My guiding tenets continue to be to do what I love, to always be learning, and to make a living from doing things I enjoy. I understood from the very beginning of my working career at age thirteen (a horrible cold-calling sales job for a photography studio) that most of us will spend at least a third of our lives making a living. And I’m sybaritic enough that I have always wanted to do that on my own terms—which I tend to define as retaining autonomy and having fun.
I didn’t originally set out to create the career I have, but thirty years into editing, my worst day at work is still a pretty good day. I think I wound up here because I’ve simply always looked for ways to earn a living doing things I can enjoy while pursuing my passions…and step by step, choice by choice, that has led me to where these three goals delightfully collide.
And that’s really the “nut” of last week’s post, for me. I mean, sure, I’d like to be Maxwell Perkins. If editing somehow became a million-dollar job I wouldn’t be sad about that either. But these are “dream” goals—fun to think about, but not the golden carrot that keeps me trotting. The work itself is.
There is so much joy and fulfillment to be had in this business and in pursuing your creative urges, and yet so often it can become a source of angst or self-doubt or pain or despair or frustration. If we can find ways to approach what we do and reassess why we do it—at the core—then as the old saw goes, you’ll never work a day in your life.
That may not look exactly like you hoped. You may not become J. K. Rowling. You may not hit the New York Times bestseller list. You may never get a seven-figure advance. You may never even support yourself with your writing. You may always have to work your “day job” for the privilege of pursuing your art.
But I encourage you to reframe the way you think of that possibility: not as a failure but as a gift. Not as an obstacle to your creative pursuits, but an enabler and partner of them, the way the other skaters in roller derby help propel the jammer forward and give her more power and momentum. In that light, it can be an opportunity to pursue meaningful income-producing work knowing it may likely remain the main source of your livelihood—even as it buys you the astonishing luxury of being able to pursue your artistic goals that fulfill you emotionally and spiritually and to your very soul.

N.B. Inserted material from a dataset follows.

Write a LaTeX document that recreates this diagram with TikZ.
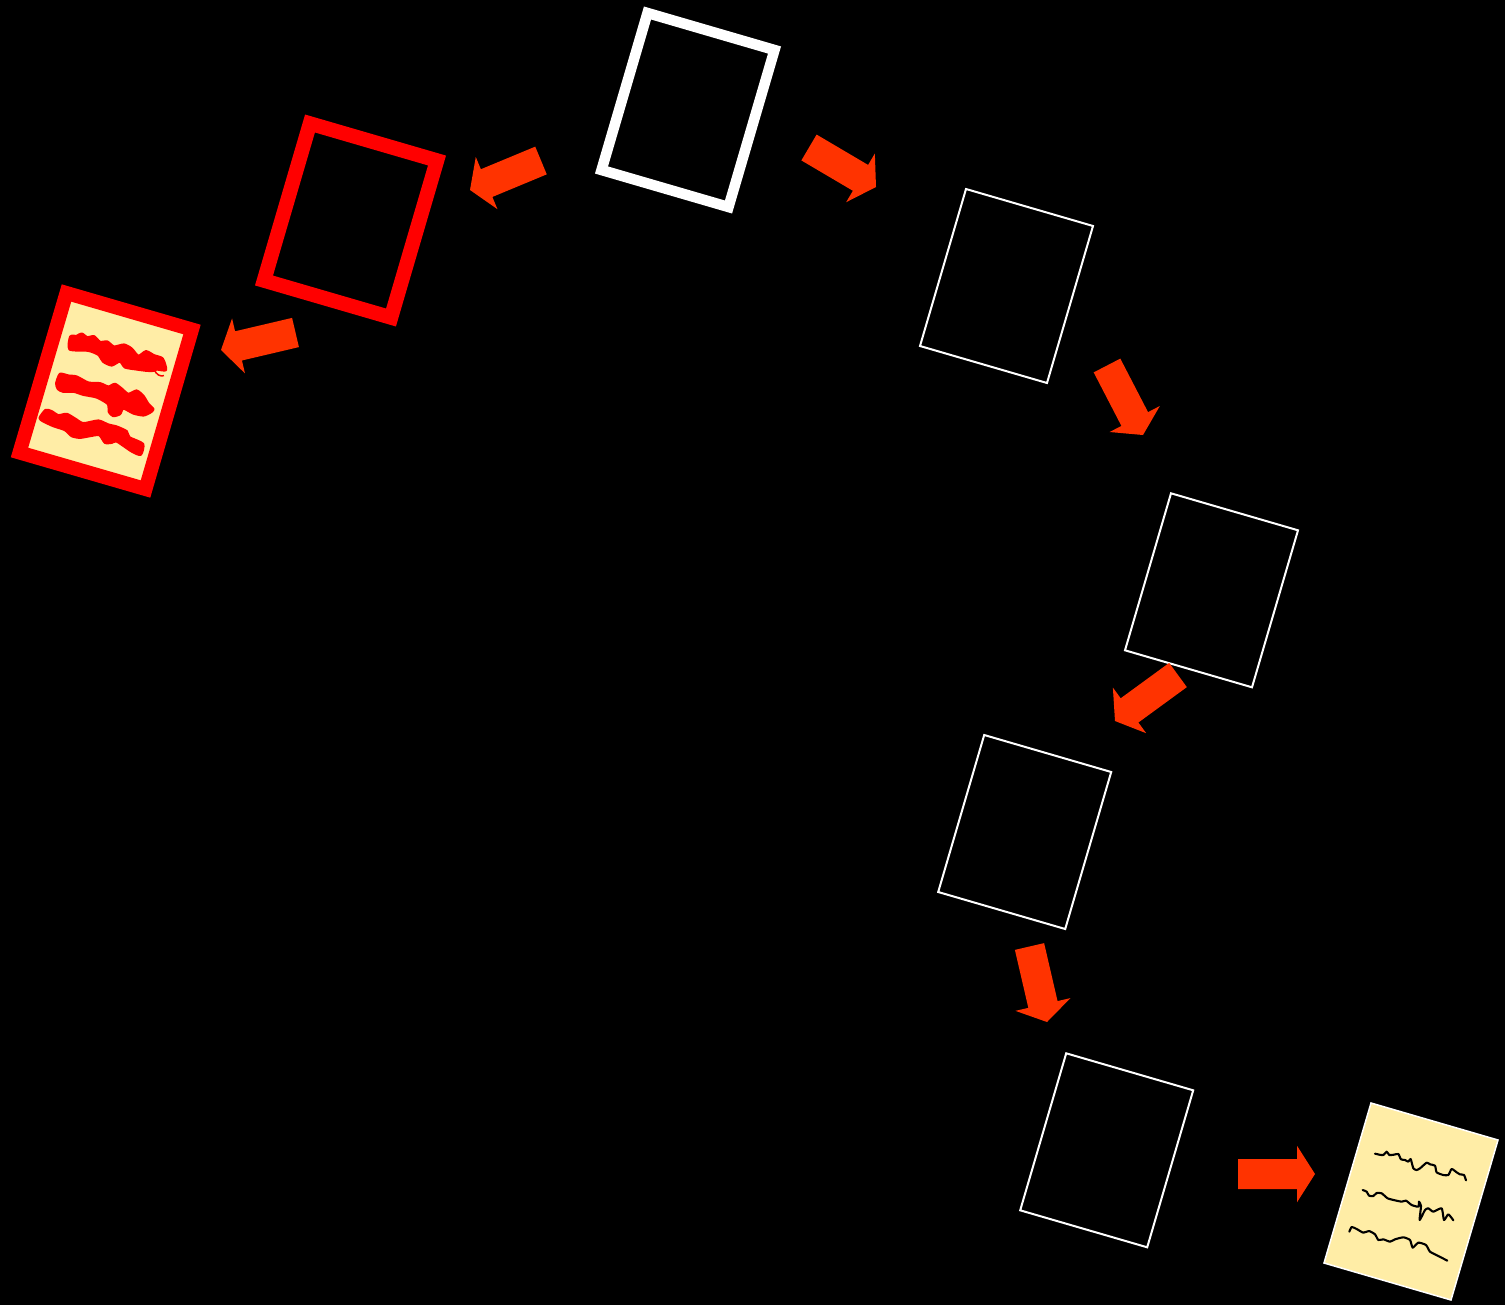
\documentclass[tikz,border=0pt]{standalone}
\usetikzlibrary{calc}
\definecolor{arrowred}{HTML}{FF3300}
\definecolor{paper}{HTML}{FFEDA6}
\tikzset{
  blockfill/.style={fill=arrowred,draw=none},
  thinpage/.style={draw=white,line width=0.04cm,miter limit=10},
  whitepage/.style={draw=white,line width=0.21cm,miter limit=10},
  redpage/.style={draw=red,line width=0.29cm,miter limit=10},
  ink/.style={draw=black,line width=0.042cm,line cap=round,line join=round},
  blob/.style={fill=red,draw=red,line width=0.05cm,line join=round},
}
\newcommand{\pagebox}[3]{%
  \coordinate (#1) at (#2);
  \draw[#3] ($(#1)+(-40.5,-97)$) -- ($(#1)+(86.5,-60)$) -- ($(#1)+(40.5,97)$) -- ($(#1)+(-86.5,60)$) -- cycle;}
\newcommand{\blockarrow}[3]{%
  \coordinate (#1t) at (#2);
  \coordinate (#1h) at (#3);
  \coordinate (#1b) at ($(#1h)!0.36cm!(#1t)$);
  \fill[blockfill] ($(#1t)!0.3cm!90:(#1h)$) -- ($(#1b)!0.3cm!-90:(#1t)$) -- ($(#1b)!0.565cm!-90:(#1t)$) -- (#1h)
     -- ($(#1b)!0.565cm!90:(#1t)$) -- ($(#1b)!0.3cm!90:(#1t)$) -- ($(#1t)!0.3cm!-90:(#1h)$) -- cycle;}
\begin{document}
\begin{tikzpicture}[x=0.02cm,y=-0.02cm]
\fill[black] (0,0) rectangle (1505,1305);
\useasboundingbox (0,0) rectangle (1505,1305);

\pagebox{pw}{688,110}{whitepage}
\pagebox{pr}{350.5,220.5}{redpage}
\pagebox{pa}{1006.5,286}{thinpage}
\pagebox{pb}{1211.5,590.3}{thinpage}
\pagebox{pc}{1024.7,832}{thinpage}
\pagebox{pd}{1106.7,1150.3}{thinpage}

\blockarrow{a}{541,160.5}{470,190}
\blockarrow{b}{809,147.5}{876,187}
\blockarrow{c}{295.5,332.5}{221,350}
\blockarrow{d}{1107,365.5}{1143,435}
\blockarrow{e}{1178,675}{1115,721}
\blockarrow{f}{1029.5,946.5}{1047,1022}
\blockarrow{g}{1238,1174}{1315,1174}

% clean yellow document
\draw[draw=white,line width=0.03cm,fill=paper] (1371,1103) -- (1498,1140) -- (1451,1300) -- (1324,1263) -- cycle;
\begin{scope}[shift={(1320,1095)},x=0.00667cm,y=-0.00667cm]
\draw[ink] plot[smooth,tension=.35] coordinates {(165,176)(178,179)(190,180)(200,170)(208,180)(222,179)(235,177)(243,193)(255,195)(265,200)(272,192)(280,220)(290,225)(300,220)(320,203)(330,208)(345,212)(350,232)(370,240)(385,240)(395,222)(410,232)(420,238)(432,240)(438,256)};
\draw[ink] plot[smooth,tension=.35] coordinates {(128,285)(140,290)(147,302)(160,303)(170,294)(185,295)(203,310)(225,316)(245,320)(258,317)(275,330)(295,335)(297,320)(303,333)(299,375)(315,345)(325,340)(340,350)(365,340)(372,375)(385,358)(400,376)};
\draw[ink] plot[smooth,tension=.35] coordinates {(88,410)(95,396)(110,402)(130,413)(147,408)(165,418)(175,435)(190,433)(210,440)(225,433)(250,427)(270,435)(278,458)(295,443)(318,450)(330,470)(355,483)(382,497)};
\end{scope}

% red document
\draw[draw=red,line width=0.28cm,fill=paper,miter limit=10] (66.5,293) -- (192,329.5) -- (145.5,489) -- (19.5,452.5) -- cycle;
\begin{scope}[shift={(0,280)},x=0.00667cm,y=-0.00667cm]
\fill[blob] plot[smooth cycle,tension=.4] coordinates {(211,170)(230,168)(245,161)(262,172)(282,169)(300,186)(322,185)(342,200)(372,194)(395,206)(415,228)(438,214)(462,226)(488,236)(498,270)(470,268)(462,272)(440,272)(410,268)(375,262)(360,244)(335,256)(310,245)(295,224)(265,212)(209,208)};
\draw[red,line width=0.03cm] (462,268) .. controls (470,285) and (480,290) .. (492,287);
\fill[blob] plot[smooth cycle,tension=.4] coordinates {(180,282)(205,287)(230,290)(265,308)(300,310)(325,320)(345,312)(365,326)(385,342)(410,332)(430,348)(445,372)(460,388)(450,398)(430,406)(400,400)(370,385)(360,402)(340,408)(327,396)(324,372)(290,352)(250,344)(222,335)(190,335)(174,327)(169,310)};
\fill[blob] plot[smooth cycle,tension=.4] coordinates {(119,414)(137,390)(155,394)(175,406)(200,402)(225,416)(250,430)(295,422)(325,434)(350,440)(380,454)(388,472)(429,492)(422,524)(395,514)(350,484)(335,488)(315,488)(298,465)(270,468)(240,473)(215,468)(195,450)(160,438)(130,424)};
\end{scope}
\end{tikzpicture}
\end{document}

Even if your “day job” isn’t your passion, it doesn’t have to be a drudgery or a penance you pay or a way to miserably bide your time until your ship comes in as a writer. If you can find ways to enjoy it too, it may become just another facet of your identity as a creative person.
And at the very least perhaps it can provide fodder, inspiration, and experience that all goes into your work and nourishes your craft.
Over to you, my friends. How do you regard your “livelihood job,” if you have one—as a necessary evil, or is it work you enjoy in any aspect? If someone told you today that you will never “make it” as a writer (whatever that means), never earn a living from it, never get to quit your day job…would you still want to write?